Long, long ago, in a business model that has now been relegated to the history texts, lead generation meant finding the name, address, and phone number of someone who could be added to a mailing list, or identifying a homeowner who would open the door to a salesman. Once you had the name and address, you simply began sending marketing messages to them.
Now, according to Wikipedia, lead generation is a marketing term that refers to the creation or generation of prospective consumer interest or inquiry into the products or services of a business. Notice that the definition doesn’t talk about identifying the prospect by name, email, or address. It talks about creating interest.
The difference is that the old model was all outbound (push) marketing along a one-way communications channel. Marketers wanted to interrupt a prospect’s day by making them pay attention to a marketing message through a commercial, a direct mail piece, an ad in a magazine – something that stopped what they were doing by catching their attention.
The new model is about inbound (pull) marketing. Marketers want to make information available so that when consumers are searching for information about a product, they can easily find positive, relevant information about the marketer’s brand or product.
It’s a multi-channel world when it comes to creating customer interest.
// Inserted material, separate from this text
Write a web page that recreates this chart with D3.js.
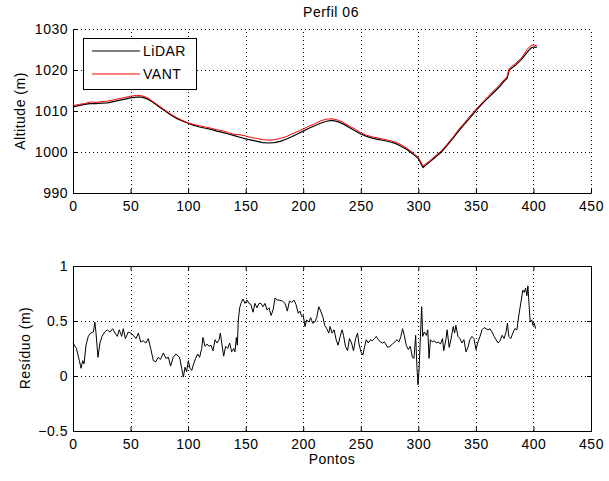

Marketing messages must reach prospects online, offline, through social, and mobile media – and it’s anything but a one-way communications channel. It’s no longer about interrupting people with marketing messages, it’s all about engaging the target audience in a two-way dialogue.
There’s absolutely no way that manual processes can keep up with the customer-centric sales model required in today’s multi-channel marketing cycle. Technology to automate and track multi-channel engagement is essential for complex distributed marketing organizations.
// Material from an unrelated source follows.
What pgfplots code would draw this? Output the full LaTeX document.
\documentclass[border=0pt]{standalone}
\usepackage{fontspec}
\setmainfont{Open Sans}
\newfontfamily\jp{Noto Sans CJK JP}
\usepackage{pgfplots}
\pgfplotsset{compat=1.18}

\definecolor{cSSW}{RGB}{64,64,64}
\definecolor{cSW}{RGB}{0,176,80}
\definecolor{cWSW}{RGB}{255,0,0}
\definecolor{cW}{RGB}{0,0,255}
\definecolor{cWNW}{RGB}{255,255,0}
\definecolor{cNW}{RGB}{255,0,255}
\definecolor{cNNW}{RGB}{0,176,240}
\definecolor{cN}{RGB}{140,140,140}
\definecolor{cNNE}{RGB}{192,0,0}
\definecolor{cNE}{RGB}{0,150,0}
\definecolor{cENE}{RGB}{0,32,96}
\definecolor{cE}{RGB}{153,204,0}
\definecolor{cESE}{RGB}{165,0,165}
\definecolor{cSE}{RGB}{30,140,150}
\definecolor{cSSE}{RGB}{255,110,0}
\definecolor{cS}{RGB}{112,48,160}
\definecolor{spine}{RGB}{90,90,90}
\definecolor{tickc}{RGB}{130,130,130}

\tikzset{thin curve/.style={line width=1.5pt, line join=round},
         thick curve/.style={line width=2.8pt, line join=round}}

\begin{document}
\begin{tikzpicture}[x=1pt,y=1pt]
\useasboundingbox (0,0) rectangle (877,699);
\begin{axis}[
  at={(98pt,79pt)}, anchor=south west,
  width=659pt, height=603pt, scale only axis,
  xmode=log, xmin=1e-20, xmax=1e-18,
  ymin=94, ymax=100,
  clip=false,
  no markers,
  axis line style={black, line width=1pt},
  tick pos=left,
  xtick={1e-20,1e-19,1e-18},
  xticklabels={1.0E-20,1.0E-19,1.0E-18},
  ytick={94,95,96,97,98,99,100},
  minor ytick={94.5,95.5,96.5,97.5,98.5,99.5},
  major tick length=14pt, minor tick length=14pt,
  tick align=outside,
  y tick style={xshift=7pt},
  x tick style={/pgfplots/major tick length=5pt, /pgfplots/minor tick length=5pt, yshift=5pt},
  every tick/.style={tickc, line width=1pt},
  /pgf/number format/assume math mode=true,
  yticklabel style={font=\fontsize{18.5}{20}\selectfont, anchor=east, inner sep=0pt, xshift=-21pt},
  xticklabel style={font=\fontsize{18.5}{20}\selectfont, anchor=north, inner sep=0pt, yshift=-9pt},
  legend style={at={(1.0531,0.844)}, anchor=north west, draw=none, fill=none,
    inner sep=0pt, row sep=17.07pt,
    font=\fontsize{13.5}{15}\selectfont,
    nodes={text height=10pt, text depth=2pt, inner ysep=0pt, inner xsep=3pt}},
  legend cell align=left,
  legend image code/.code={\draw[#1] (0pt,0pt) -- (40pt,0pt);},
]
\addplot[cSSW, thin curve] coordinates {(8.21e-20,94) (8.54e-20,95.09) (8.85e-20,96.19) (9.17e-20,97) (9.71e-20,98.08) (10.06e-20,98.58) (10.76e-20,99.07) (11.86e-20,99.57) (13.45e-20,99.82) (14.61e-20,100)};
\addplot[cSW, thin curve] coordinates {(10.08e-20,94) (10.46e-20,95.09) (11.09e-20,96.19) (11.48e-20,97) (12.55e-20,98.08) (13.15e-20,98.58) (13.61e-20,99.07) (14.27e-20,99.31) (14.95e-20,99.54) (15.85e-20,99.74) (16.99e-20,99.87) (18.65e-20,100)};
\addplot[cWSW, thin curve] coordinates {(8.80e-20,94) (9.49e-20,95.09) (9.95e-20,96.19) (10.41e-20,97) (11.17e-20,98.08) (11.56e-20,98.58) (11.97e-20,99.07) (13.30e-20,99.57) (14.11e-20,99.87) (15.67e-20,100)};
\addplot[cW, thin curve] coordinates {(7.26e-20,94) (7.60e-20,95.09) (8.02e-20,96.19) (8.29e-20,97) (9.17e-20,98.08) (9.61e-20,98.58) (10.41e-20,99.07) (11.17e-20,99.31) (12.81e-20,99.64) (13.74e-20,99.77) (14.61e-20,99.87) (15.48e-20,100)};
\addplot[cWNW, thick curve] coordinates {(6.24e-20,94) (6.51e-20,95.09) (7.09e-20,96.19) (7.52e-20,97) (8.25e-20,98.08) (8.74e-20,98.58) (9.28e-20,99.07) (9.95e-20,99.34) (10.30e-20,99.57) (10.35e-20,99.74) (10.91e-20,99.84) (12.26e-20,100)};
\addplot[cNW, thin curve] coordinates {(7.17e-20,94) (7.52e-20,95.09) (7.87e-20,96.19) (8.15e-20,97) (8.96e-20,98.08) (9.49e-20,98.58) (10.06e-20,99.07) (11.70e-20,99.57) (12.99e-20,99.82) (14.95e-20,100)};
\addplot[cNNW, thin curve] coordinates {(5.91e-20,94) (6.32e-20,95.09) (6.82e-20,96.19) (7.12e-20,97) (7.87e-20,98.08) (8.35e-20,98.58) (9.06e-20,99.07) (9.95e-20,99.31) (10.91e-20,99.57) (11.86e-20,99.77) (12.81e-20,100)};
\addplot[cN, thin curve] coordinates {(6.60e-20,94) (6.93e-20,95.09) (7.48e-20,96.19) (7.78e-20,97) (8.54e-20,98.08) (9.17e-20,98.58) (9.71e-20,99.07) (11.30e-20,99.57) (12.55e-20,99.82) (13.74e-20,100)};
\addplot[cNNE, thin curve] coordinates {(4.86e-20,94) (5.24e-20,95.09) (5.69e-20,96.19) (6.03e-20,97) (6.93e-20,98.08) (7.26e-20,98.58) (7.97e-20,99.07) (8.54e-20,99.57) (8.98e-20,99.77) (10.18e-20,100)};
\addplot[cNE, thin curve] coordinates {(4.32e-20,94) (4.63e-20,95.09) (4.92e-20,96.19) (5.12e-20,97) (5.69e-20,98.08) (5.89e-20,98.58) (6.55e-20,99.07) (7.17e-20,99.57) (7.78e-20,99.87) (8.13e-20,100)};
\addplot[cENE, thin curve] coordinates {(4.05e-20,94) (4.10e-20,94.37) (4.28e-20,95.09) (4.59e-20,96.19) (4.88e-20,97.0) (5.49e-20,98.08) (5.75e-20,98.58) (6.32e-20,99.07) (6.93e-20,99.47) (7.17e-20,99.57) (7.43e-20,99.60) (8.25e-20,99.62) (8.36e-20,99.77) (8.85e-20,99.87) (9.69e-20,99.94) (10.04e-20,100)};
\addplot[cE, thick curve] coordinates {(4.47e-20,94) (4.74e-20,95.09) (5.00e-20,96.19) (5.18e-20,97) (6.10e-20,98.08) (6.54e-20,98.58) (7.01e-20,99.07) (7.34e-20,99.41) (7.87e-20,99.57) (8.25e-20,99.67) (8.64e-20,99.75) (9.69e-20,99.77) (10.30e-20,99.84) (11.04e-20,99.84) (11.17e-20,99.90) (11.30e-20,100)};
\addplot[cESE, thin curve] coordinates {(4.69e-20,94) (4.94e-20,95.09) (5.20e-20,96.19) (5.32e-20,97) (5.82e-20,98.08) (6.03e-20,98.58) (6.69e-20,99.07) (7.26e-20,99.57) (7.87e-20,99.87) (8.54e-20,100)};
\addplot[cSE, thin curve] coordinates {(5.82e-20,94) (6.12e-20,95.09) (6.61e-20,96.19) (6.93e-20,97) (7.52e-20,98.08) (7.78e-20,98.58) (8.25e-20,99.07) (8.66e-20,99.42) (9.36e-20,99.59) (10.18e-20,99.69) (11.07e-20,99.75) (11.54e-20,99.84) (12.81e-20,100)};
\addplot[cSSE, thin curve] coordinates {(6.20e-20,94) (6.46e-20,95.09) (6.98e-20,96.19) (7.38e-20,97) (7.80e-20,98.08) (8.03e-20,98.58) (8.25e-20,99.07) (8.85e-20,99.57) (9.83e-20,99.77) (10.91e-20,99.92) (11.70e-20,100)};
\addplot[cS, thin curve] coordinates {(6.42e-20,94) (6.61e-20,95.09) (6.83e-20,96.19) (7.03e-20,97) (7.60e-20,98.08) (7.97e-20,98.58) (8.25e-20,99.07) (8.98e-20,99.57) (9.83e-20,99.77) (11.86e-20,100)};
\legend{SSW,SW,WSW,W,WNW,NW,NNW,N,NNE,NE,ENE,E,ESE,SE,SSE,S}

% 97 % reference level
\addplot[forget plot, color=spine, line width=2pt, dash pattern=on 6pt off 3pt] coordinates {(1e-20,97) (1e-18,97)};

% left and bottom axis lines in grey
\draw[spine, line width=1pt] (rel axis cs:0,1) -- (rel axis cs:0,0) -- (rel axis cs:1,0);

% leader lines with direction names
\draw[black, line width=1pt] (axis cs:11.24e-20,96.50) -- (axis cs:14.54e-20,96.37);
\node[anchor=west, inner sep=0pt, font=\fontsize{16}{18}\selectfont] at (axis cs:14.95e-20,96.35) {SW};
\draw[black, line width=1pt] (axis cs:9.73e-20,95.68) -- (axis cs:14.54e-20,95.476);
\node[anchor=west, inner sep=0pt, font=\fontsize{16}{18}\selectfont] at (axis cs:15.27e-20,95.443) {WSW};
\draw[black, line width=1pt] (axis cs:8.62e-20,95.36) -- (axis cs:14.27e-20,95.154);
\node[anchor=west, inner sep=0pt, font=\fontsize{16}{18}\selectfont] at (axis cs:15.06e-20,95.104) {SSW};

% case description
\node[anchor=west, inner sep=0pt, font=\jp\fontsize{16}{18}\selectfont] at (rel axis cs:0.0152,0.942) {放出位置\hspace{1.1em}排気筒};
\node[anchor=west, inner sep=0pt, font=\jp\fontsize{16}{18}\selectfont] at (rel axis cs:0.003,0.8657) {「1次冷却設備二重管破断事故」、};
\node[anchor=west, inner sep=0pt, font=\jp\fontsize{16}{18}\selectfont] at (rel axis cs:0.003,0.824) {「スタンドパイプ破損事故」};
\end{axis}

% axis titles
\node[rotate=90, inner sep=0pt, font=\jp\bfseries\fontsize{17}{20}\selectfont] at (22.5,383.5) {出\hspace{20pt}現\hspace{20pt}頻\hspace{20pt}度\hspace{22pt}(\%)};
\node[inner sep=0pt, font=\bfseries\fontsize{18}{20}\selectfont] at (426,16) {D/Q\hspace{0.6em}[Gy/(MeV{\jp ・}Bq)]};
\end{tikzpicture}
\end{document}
Here are two examples where automated lead generation tools can transform your sales cycle.
Prospect A:
- Similar to other customers who have purchased your product or service (i.e., right title, right demographic group)
- Not actively searching for a solution (i.e., doesn’t know such a solution exists – or doesn’t know he needs it)
- Identified by marketing as potential prospect through the campaign targeting process
- Targeted with an automated drip campaign:
–Introduction email
–Clicks on link (or receives message and doesn’t react)
–Additional emails, depending on what action the prospect takes
–Prospect qualifies for future sales contact (fills out form, requests contact, etc.) or opts out
–Automation tracks messages, and alerts a human agent when more direct action is required
Prospect B:
- Clicks on your website (from a search engine, social media site, banner ad, or email)
- Downloads or interacts with resources on the website
- Submits a contact form that results in a marketing qualified lead
- Qualified lead passed to sales
- Sales calls prospect and begins the sales cycle
The automation in this case is more direct, faster, and much shorter. (The best results happen when the time between the prospect’s interest and the first contact from sales is minutes or hours, not days between initial interest and first call.)
How automated is your process? Do you have the technology to create qualification campaigns, awareness campaigns, accelerator campaigns, acquisition campaigns, call-to-action campaigns, and ad-hoc nurturing campaigns? Can you identify prospects within your pipeline that are ready for a re-engagement campaign? Can automation shorten your selling cycle and improve lead quality by nurturing contacts?
If you don’t know the answer, perhaps it’s time to consider a trial or pilot program with a marketing automation vendor who offers a multi-channel (distributed marketing) tool for your industry.